3. Data Logging Systems

For environmental monitoring, energy meters, and IoT devices, the DS1307 provides precise timestamps for recorded data, ensuring chronological accuracy for analysis.

4. Automotive and Embedded Systems

Automotive dashboards, infotainment systems, and telematics rely on the DS1307 to maintain time even when the vehicle is powered off.

## Design Phase Pitfall Avoidance

1. Power Supply and Backup Battery Considerations

• The DS1307 requires a stable 5V supply for proper operation. Voltage fluctuations can corrupt timekeeping registers.
• When using a backup battery (typically 3V lithium coin cell), ensure the diode between VCC and VBAT is correctly configured to prevent reverse current flow.
• Verify battery longevity by calculating discharge rates, especially in low-power applications.

2. I²C Communication Stability

• Use pull-up resistors (typically 4.7kΩ) on the SDA and SCL lines to ensure reliable I²C communication. Weak pull-ups can cause signal integrity issues.
• Avoid long trace lengths between the DS1307 and the microcontroller to minimize noise and signal degradation.

3. Oscillator Circuit Design

• The DS1307 relies on an external 32.768 kHz crystal oscillator. Poor crystal selection or improper PCB layout can lead to timing inaccuracies.
• Place the crystal close to the IC and minimize parasitic capacitance by using short traces.
• Avoid routing high-speed signals near the oscillator to prevent interference.

4. Register Initialization and Timekeeping Accuracy

• Ensure the DS1307’s control register is properly configured during initialization. Incorrect settings can disable the oscillator or alter timekeeping behavior.
• Periodically synchronize the RTC with a trusted time source to compensate for drift, especially in long-term deployments.
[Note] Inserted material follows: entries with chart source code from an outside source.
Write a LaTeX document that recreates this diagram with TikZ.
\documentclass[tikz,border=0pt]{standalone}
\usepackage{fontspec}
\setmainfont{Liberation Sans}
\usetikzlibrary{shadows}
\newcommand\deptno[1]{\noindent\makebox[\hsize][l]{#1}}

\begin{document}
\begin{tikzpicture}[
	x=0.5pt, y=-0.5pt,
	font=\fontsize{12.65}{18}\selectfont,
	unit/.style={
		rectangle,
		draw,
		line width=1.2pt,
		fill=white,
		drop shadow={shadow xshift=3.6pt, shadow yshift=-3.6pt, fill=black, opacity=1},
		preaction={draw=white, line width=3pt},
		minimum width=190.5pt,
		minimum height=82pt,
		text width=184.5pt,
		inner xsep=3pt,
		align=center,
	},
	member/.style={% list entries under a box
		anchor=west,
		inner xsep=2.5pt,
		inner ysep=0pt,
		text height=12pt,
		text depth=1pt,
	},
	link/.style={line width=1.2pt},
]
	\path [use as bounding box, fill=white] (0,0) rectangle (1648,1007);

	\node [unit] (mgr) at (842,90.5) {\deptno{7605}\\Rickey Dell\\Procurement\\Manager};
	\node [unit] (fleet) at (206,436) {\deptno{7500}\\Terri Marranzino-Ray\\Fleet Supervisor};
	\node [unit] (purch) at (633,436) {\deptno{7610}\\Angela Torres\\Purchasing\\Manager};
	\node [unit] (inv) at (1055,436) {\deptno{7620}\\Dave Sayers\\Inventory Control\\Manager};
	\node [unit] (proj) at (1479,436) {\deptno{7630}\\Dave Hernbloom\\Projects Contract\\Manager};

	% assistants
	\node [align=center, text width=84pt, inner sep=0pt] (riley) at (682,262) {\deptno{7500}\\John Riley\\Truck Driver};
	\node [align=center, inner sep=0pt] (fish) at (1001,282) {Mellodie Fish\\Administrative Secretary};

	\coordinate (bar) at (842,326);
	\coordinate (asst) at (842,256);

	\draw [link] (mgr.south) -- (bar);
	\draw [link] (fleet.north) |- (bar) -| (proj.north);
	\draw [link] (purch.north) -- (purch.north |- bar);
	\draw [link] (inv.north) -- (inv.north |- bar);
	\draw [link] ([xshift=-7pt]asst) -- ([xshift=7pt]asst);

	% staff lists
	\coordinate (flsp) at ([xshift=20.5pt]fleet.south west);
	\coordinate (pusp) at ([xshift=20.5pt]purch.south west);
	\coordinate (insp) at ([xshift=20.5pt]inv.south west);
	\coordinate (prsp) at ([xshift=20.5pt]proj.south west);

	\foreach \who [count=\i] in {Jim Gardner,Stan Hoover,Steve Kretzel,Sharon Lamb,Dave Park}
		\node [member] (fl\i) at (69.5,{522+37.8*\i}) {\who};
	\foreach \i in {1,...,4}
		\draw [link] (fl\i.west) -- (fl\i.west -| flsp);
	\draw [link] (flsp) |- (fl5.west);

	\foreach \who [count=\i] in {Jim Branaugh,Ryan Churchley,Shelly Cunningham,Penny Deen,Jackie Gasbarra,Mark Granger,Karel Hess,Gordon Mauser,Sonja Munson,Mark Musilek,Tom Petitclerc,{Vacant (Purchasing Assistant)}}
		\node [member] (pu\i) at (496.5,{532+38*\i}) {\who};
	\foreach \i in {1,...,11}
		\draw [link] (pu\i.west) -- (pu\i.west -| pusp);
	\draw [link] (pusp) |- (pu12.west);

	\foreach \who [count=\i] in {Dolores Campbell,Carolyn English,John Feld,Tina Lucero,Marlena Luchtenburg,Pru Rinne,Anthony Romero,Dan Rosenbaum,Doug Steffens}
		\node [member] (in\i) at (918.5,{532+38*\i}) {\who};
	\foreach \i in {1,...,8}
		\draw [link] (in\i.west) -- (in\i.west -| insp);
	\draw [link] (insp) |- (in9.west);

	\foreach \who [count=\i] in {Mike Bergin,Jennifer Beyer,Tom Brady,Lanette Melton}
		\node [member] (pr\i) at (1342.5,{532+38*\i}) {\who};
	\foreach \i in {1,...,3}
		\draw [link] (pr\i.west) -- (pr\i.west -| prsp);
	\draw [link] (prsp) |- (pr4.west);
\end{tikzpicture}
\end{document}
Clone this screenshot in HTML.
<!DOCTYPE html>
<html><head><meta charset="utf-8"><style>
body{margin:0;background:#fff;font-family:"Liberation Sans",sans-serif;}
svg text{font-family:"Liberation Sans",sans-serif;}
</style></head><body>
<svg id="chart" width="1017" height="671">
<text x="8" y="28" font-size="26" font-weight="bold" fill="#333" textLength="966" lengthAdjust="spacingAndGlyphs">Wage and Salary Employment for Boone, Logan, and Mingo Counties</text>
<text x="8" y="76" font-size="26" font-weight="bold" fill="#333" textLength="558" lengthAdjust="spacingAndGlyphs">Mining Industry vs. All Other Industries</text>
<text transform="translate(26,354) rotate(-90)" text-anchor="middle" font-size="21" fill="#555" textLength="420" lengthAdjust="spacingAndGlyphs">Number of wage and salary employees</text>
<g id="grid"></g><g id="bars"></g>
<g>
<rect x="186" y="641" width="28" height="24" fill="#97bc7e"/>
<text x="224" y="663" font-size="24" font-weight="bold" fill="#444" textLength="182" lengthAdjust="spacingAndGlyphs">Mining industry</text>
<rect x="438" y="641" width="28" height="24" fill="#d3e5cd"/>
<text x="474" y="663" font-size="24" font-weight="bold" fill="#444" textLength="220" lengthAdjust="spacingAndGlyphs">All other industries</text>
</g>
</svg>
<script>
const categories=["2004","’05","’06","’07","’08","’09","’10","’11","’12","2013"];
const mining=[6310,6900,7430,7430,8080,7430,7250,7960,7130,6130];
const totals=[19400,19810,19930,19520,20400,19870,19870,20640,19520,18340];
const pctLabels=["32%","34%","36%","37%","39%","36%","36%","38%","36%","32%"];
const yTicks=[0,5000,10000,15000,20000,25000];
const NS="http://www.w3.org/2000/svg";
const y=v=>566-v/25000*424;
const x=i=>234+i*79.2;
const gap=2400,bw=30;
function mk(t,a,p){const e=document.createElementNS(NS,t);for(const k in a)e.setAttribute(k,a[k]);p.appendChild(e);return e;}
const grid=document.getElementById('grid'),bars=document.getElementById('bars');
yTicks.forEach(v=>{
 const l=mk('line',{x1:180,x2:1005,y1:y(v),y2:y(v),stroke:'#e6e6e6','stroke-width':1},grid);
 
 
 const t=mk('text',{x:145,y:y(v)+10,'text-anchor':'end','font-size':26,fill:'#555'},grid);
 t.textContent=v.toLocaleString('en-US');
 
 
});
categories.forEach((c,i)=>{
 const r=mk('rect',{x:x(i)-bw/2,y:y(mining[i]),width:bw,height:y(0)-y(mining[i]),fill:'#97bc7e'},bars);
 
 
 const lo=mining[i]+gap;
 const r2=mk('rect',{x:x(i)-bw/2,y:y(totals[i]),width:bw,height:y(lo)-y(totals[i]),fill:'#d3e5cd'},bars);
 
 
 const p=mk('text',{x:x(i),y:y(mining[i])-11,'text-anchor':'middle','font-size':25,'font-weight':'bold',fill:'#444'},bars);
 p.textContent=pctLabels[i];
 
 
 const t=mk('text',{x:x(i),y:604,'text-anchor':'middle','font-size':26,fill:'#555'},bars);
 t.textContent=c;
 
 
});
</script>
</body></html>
5. Temperature Sensitivity

While the DS1307 operates across a wide temperature range (-40°C to +85°C), extreme conditions can affect oscillator stability. In critical applications, consider temperature-compensated RTC alternatives or implement software calibration.

## Conclusion

The DS1307 is a versatile RTC suitable for numerous applications, but its performance depends on careful design implementation. By addressing power supply stability, I²C communication, oscillator integrity, and proper initialization, engineers can avoid common pitfalls and ensure reliable operation. Thorough testing under real-world conditions further enhances system robustness, making the DS1307 a dependable choice for timekeeping needs.